De la même manière, Pierre de Saint Audemar décrit aussi la fabrication du vert de Rouen (cuivre, savon, urine)
Letonnelier (cuivre, tartre, vinaigre)
D’autres recettes faisaient intervenir de l’alun, du salpêtre, du sel d’ammoniaque…
Préparation du "vert de gris“
Pour la peinture à l’huile, Turquet de Mayerne dans le folio 4 de son manuscrit dit :
« Le vert de gris (dont on se sert seulement pour glacer) est tellement ennemy des aultres couleurs qu’il les tue toutes, spécialementla cendre d’Azur ; mesme si on travaille avec un peinceau (quoy qu’il semble net) qui ait été nettoyé dans l’huyle qui ait seulement touché au verdet, ou si les couleurs se mettent sur une palette où il y en ait eu, tout meurt. De sorte que qui veult travailler du verdet il fault qu’il ait pinceaulx, palette et huyle pour nettoyer à part. »
- Au f° 85, il signale :
« Le Verdet distillé pour glacer ne meurt point – mais beaucoup moings quand on passe une légére couche de vernis par dessus » (voir résinate de cuivre)

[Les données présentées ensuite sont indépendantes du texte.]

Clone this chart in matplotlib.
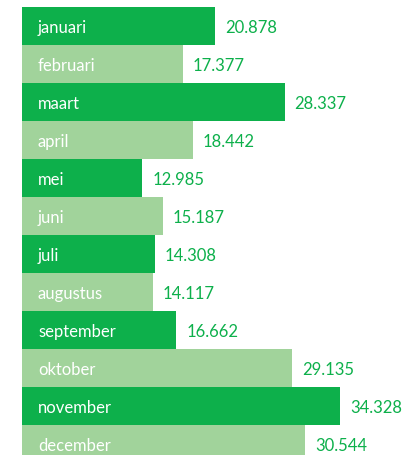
import matplotlib
matplotlib.use("Agg")
import matplotlib.pyplot as plt

# Data
maanden = ['januari', 'februari', 'maart', 'april', 'mei', 'juni',
           'juli', 'augustus', 'september', 'oktober', 'november', 'december']
waarden = [20.878, 17.377, 28.337, 18.442, 12.985, 15.187,
           14.308, 14.117, 16.662, 29.135, 34.328, 30.544]

DONKER = '#0DB04B'
LICHT = '#A1D39B'

plt.rcParams['font.family'] = ['Lato', 'DejaVu Sans']

fig = plt.figure(figsize=(4.09, 4.56), dpi=100)
# 12 rijen van 38 px, beginnend op 8 px van boven (laatste rij valt deels buiten beeld)
ax = fig.add_axes([22 / 409, -8 / 456, 387 / 409, 456 / 456])

kleuren = [DONKER if i % 2 == 0 else LICHT for i in range(len(maanden))]
posities = list(range(len(maanden)))
ax.barh(posities, waarden, height=1.0, color=kleuren, linewidth=0)

for i, (naam, w) in enumerate(zip(maanden, waarden)):
    ax.annotate(naam, xy=(0, i), xytext=(16, -1), textcoords='offset pixels',
                ha='left', va='center', color='white', fontsize=12)
    ax.annotate(f"{w:.3f}", xy=(w, i), xytext=(10, -1), textcoords='offset pixels',
                ha='left', va='center', color=DONKER, fontsize=12)

ax.set_xlim(0, 387 / 9.264)
ax.set_ylim(len(maanden) - 0.5, -0.5)
ax.axis('off')

fig.savefig('out.png', dpi=100)
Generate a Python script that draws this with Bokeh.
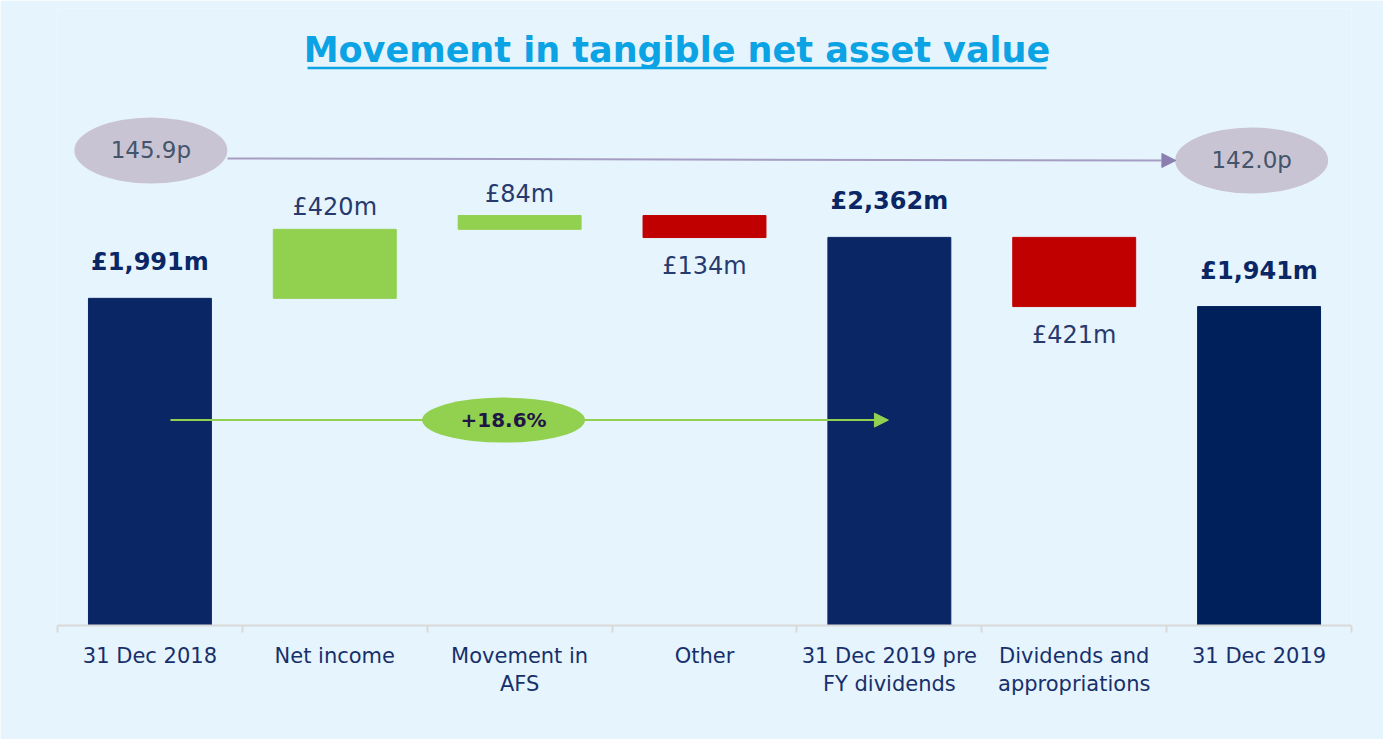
from bokeh.plotting import figure
from bokeh.models import Range1d, FixedTicker, Arrow, NormalHead, ColumnDataSource
from bokeh.core.properties import value
from bokeh.embed import file_html
from bokeh.resources import INLINE

# ---- data ----
categories = ["31 Dec 2018", "Net income", "Movement in\nAFS", "Other",
              "31 Dec 2019 pre\nFY dividends", "Dividends and\nappropriations", "31 Dec 2019"]
values = [1991, 420, 84, -134, 2362, -421, 1941]
is_total = [True, False, False, False, True, False, True]
value_labels = ["£1,991m", "£420m", "£84m", "£134m", "£2,362m", "£421m", "£1,941m"]
nav_start_label = "145.9p"
nav_end_label = "142.0p"
growth_label = "+18.6%"
title_text = "Movement in tangible net asset value"

FONT = "DejaVu Sans"
BG = "#E6F4FD"
NAVY = "#0A2665"

# waterfall geometry from values
bottoms, tops = [], []
running = 0
for v, tot in zip(values, is_total):
    if tot:
        bottoms.append(0)
        tops.append(v)
        running = v
    else:
        new = running + v
        bottoms.append(min(running, new))
        tops.append(max(running, new))
        running = new

xs = [i + 0.5 for i in range(len(categories))]
colors = []
for i, (v, tot) in enumerate(zip(values, is_total)):
    if tot:
        colors.append("#00205B" if i == len(values) - 1 else NAVY)
    else:
        colors.append("#92D050" if v > 0 else "#C00000")

p = figure(frame_width=1294, frame_height=617, output_backend="svg", toolbar_location=None,
           x_range=Range1d(0, 7), y_range=Range1d(0, 3755),
           min_border_left=57, min_border_right=32, min_border_top=8, min_border_bottom=114)
p.background_fill_color = BG
p.border_fill_color = BG
p.outline_line_color = None
p.grid.visible = False
p.yaxis.visible = False

src = ColumnDataSource(dict(x=xs, top=tops, bottom=bottoms, color=colors))
p.vbar(x="x", top="top", bottom="bottom", width=0.665, color="color", source=src)

# axis
ax = p.xaxis[0]
ax.ticker = FixedTicker(ticks=xs, minor_ticks=list(range(len(categories) + 1)))
ax.major_label_overrides = {x: c for x, c in zip(xs, categories)}
ax.major_tick_line_color = None
ax.minor_tick_line_color = "#D9D9D9"
ax.minor_tick_line_width = 2
ax.minor_tick_in = 0
ax.minor_tick_out = 7
ax.axis_line_color = "#D9D9D9"
ax.axis_line_width = 2
ax.major_label_standoff = 11
ax.major_label_text_font = FONT
ax.major_label_text_font_size = "21px"
ax.major_label_text_color = "#17306B"

# value labels
bx, by, bt = [], [], []
nx, ny, nt = [], [], []
ux, uy, ut = [], [], []
for i, (v, tot) in enumerate(zip(values, is_total)):
    if tot:
        bx.append(xs[i]); by.append(tops[i]); bt.append(value_labels[i])
    elif v > 0:
        nx.append(xs[i]); ny.append(tops[i]); nt.append(value_labels[i])
    else:
        ux.append(xs[i]); uy.append(bottoms[i]); ut.append(value_labels[i])

p.text(x=bx, y=by, text=bt, y_offset=-36, text_align="center", text_baseline="middle",
       text_font=value(FONT), text_font_style="bold", text_font_size="24px", text_color=NAVY)
p.text(x=nx, y=ny, text=nt, y_offset=-22, text_align="center", text_baseline="middle",
       text_font=value(FONT), text_font_size="24px", text_color="#273A6E")
p.text(x=ux, y=uy, text=ut, y_offset=28, text_align="center", text_baseline="middle",
       text_font=value(FONT), text_font_size="24px", text_color="#273A6E")

# NAV per share arrow and ellipses
nav_y0, nav_y1 = 2842, 2830
p.add_layout(Arrow(end=NormalHead(size=14, fill_color="#8B7FAF", line_color="#8B7FAF"),
                   x_start=0.92, y_start=nav_y0, x_end=6.05, y_end=nav_y1,
                   line_color="#A59DC2", line_width=2))
p.ellipse(x=[xs[0] + 0.005, 6.46], y=[2891, 2830], width=153, height=66,
          width_units="screen", height_units="screen", fill_color="#C9C4D4", line_color=None)
p.text(x=[xs[0] + 0.005, 6.46], y=[2891, 2830], text=[nav_start_label, nav_end_label],
       text_align="center", text_baseline="middle", text_font=value(FONT),
       text_font_size="23px", text_color="#44546A")

# growth arrow (line as glyph so the ellipse sits on top; head as annotation)
g_y = 1250
p.segment(x0=[0.611], x1=[4.45], y0=[g_y], y1=[g_y], line_color="#92D050", line_width=2)
p.add_layout(Arrow(end=NormalHead(size=14, fill_color="#92D050", line_color="#92D050"),
                   x_start=4.3, y_start=g_y, x_end=4.495, y_end=g_y,
                   line_color="#92D050", line_width=2))
p.ellipse(x=[2.413], y=[g_y], width=163, height=45, width_units="screen", height_units="screen",
          fill_color="#92D050", line_color=None)
p.text(x=[2.413], y=[g_y], text=[growth_label], text_align="center", text_baseline="middle",
       text_font=value(FONT), text_font_style="bold", text_font_size="20px", text_color="#1F1646")

# title with underline
p.text(x=[3.351], y=[3500], text=[title_text], text_align="center", text_baseline="middle",
       text_font=value(FONT), text_font_style="bold", text_font_size="35px", text_color="#0BA3E4")
p.segment(x0=[(307 - 57) / 184.86], x1=[(1046 - 57) / 184.86], y0=[3393], y1=[3393],
          line_color="#0BA3E4", line_width=2.5)

open("out.html", "w").write(file_html(p, INLINE))
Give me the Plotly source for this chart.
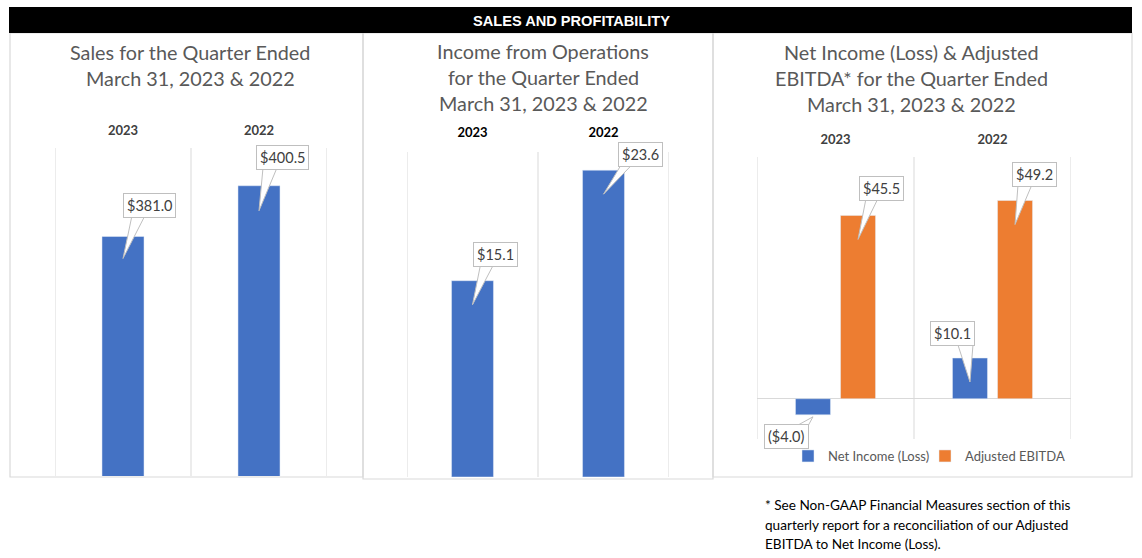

- Au f° 91 il reparlera encore du vert de gris distillé :
« Le vert de gris distillé qu’on appelle ne meurs jamais et est très beau pour glacer un tapis, un habit ou aultre draperie… puis estant sec il faut mettre une glaceure, qui dure perpétuellement. »
Il est vrai que le vert de gris “distillé” est plus profond que le vert de gris ordinaire, et il donne à l’huile (principalement pour les glacis) d'excellents résultats.
Attention à ne jamais mélanger ce pigment avec d’autres oxydations de métaux, particulièrement celles contenant du soufre.